Exclude images, then output the remaining data verbatim.

__RAW DATA__

=====

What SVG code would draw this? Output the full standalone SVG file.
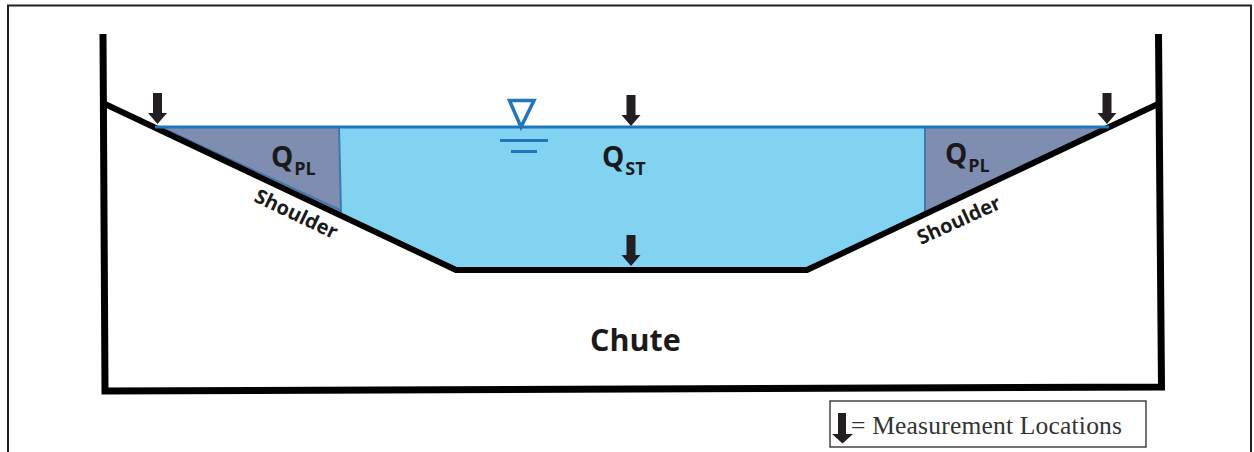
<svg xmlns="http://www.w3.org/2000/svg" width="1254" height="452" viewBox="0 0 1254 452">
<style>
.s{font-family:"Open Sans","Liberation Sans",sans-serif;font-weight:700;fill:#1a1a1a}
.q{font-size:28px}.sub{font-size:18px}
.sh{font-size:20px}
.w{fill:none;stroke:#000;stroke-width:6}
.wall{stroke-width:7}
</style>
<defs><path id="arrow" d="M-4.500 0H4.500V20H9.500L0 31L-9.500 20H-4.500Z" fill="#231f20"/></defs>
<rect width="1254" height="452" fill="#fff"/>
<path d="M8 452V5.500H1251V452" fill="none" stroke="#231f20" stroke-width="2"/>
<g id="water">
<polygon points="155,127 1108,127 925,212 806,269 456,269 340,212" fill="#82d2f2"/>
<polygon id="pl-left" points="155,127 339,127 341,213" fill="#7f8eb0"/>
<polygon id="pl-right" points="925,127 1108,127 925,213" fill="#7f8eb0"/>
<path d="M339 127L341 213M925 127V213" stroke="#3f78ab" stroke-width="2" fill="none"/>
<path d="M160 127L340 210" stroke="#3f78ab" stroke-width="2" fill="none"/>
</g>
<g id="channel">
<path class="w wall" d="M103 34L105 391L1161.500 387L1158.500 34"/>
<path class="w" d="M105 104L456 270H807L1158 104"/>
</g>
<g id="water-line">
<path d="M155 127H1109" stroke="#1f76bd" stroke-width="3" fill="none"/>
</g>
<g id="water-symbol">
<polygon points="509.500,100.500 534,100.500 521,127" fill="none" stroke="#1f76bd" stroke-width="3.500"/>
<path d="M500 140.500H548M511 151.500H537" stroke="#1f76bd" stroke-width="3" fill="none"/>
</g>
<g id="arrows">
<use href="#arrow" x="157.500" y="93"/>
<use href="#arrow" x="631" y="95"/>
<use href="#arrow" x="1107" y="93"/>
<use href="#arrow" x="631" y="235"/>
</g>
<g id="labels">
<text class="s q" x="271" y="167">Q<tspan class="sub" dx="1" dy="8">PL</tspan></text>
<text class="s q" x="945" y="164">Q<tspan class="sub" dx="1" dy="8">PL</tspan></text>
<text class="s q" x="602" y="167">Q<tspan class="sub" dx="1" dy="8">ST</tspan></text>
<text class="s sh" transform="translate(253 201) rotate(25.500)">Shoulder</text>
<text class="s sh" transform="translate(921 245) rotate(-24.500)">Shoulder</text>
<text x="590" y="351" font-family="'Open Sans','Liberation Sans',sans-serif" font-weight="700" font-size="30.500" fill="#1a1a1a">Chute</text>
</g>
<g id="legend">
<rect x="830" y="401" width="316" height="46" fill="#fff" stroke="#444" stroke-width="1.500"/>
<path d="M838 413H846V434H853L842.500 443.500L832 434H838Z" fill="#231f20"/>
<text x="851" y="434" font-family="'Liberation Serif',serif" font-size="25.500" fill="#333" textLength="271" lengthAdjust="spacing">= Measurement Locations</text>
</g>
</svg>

=====

__EXERCISE OUTPUT__
What SVG code would draw this? Output the full standalone SVG file.
<svg xmlns="http://www.w3.org/2000/svg" width="1254" height="452" viewBox="0 0 1254 452">
<style>
.s{font-family:"Open Sans","Liberation Sans",sans-serif;font-weight:700;fill:#1a1a1a}
.q{font-size:28px}.sub{font-size:18px}
.sh{font-size:20px}
.w{fill:none;stroke:#000;stroke-width:6}
.wall{stroke-width:7}
</style>
<defs><path id="arrow" d="M-4.500 0H4.500V20H9.500L0 31L-9.500 20H-4.500Z" fill="#231f20"/></defs>
<rect width="1254" height="452" fill="#fff"/>
<path d="M8 452V5.500H1251V452" fill="none" stroke="#231f20" stroke-width="2"/>
<g id="water">
<polygon points="155,127 1108,127 925,212 806,269 456,269 340,212" fill="#82d2f2"/>
<polygon id="pl-left" points="155,127 339,127 341,213" fill="#7f8eb0"/>
<polygon id="pl-right" points="925,127 1108,127 925,213" fill="#7f8eb0"/>
<path d="M339 127L341 213M925 127V213" stroke="#3f78ab" stroke-width="2" fill="none"/>
<path d="M160 127L340 210" stroke="#3f78ab" stroke-width="2" fill="none"/>
</g>
<g id="channel">
<path class="w wall" d="M103 34L105 391L1161.500 387L1158.500 34"/>
<path class="w" d="M105 104L456 270H807L1158 104"/>
</g>
<g id="water-line">
<path d="M155 127H1109" stroke="#1f76bd" stroke-width="3" fill="none"/>
</g>
<g id="water-symbol">
<polygon points="509.500,100.500 534,100.500 521,127" fill="none" stroke="#1f76bd" stroke-width="3.500"/>
<path d="M500 140.500H548M511 151.500H537" stroke="#1f76bd" stroke-width="3" fill="none"/>
</g>
<g id="arrows">
<use href="#arrow" x="157.500" y="93"/>
<use href="#arrow" x="631" y="95"/>
<use href="#arrow" x="1107" y="93"/>
<use href="#arrow" x="631" y="235"/>
</g>
<g id="labels">
<text class="s q" x="271" y="167">Q<tspan class="sub" dx="1" dy="8">PL</tspan></text>
<text class="s q" x="945" y="164">Q<tspan class="sub" dx="1" dy="8">PL</tspan></text>
<text class="s q" x="602" y="167">Q<tspan class="sub" dx="1" dy="8">ST</tspan></text>
<text class="s sh" transform="translate(253 201) rotate(25.500)">Shoulder</text>
<text class="s sh" transform="translate(921 245) rotate(-24.500)">Shoulder</text>
<text x="590" y="351" font-family="'Open Sans','Liberation Sans',sans-serif" font-weight="700" font-size="30.500" fill="#1a1a1a">Chute</text>
</g>
<g id="legend">
<rect x="830" y="401" width="316" height="46" fill="#fff" stroke="#444" stroke-width="1.500"/>
<path d="M838 413H846V434H853L842.500 443.500L832 434H838Z" fill="#231f20"/>
<text x="851" y="434" font-family="'Liberation Serif',serif" font-size="25.500" fill="#333" textLength="271" lengthAdjust="spacing">= Measurement Locations</text>
</g>
</svg>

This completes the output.